Tuesday, March 15, 2005

Physics at the south pole

I learned about two really cool experiments today, which I wanted to highlight. I don't follow experimental physics nearly as well as I should, given that I agree with what David Polizter said in his Nobel lecture: "I must say that I do regard theoretical physics as a fundamentally parasitic profession, living off the labors of the real physicists." In general, experiments are what drives the field. Certainly areas with active experimental programs are usually healthier than those without. Condensed matter physics is one example, another is neutrino physics, which is what I'm going to post about.

The colloquim speaker today was Buford Price from Berkley. Dr. Price has many interests, it would be impossible to sum up his whole talk here, even if I could have taken notes at the pace he was going. Instead, I'll say a few words about the amazing neutrino experiment that he was involved in.

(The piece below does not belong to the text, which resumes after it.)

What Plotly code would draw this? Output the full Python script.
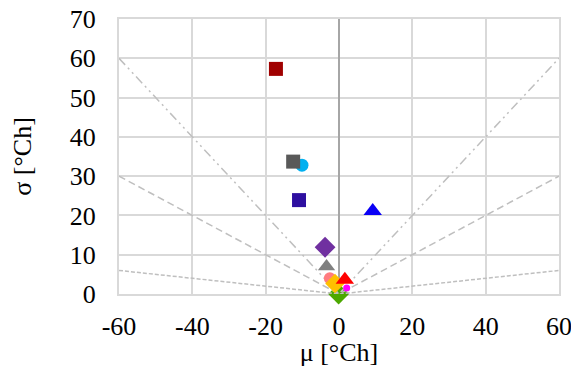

Neutrinos are very weakly interacting particles, they can travel vast distances without interacting with anything. The are copiously produced in many astronomical objects that we are interested in studying, from the "mundane" (supernovae) to the more exotic (gamma ray bursters). Many groups are now engaged in studying neutrinos, produced in all sorts of situations. But traditional detectors have trouble studying the highest energy neutrinos. Enter AMANDA.

The AMANDA-II Telescope consists of 19 strings of optical modules buried between 1 and 1.5 miles beneath the snow surface of the geographic south pole. The total number of OMs in the array is 680, although only about 600 are fully operational at any given moment. Cherenkov light is converted to electrical signals by the photomultiplier tubes within each OM.


Buried under the south pole, experimentalists have turned ultra-pure ice into the worlds largest telescope. Because of its size, AMANDA is able to see neutrinos that have much higher energies than more modest, man-made detectors. So far, they've only seen an isotropic distribution of high energy neutrinos, no point source can be resolved.

This of course raises the question: What do you do when your giant telescope made of ice isn't sensitive enough? Yup, you guessed it, you build a bigger, more sensitive, telescope. This one is called ICECUBE. The idea is basically the same as AMANDA, you drill holes in the ice, two or three kilometers down. Then you lower your detectors down on strings. What's different is the scale, ICECUBE occupies a cubic kilometer of space. To put that in perspective, if you stacked up every human being living or dead (all of them) they'd only take up about a third of it. With its size ICECUBE will be sensitive to neutrinos with PeV energies.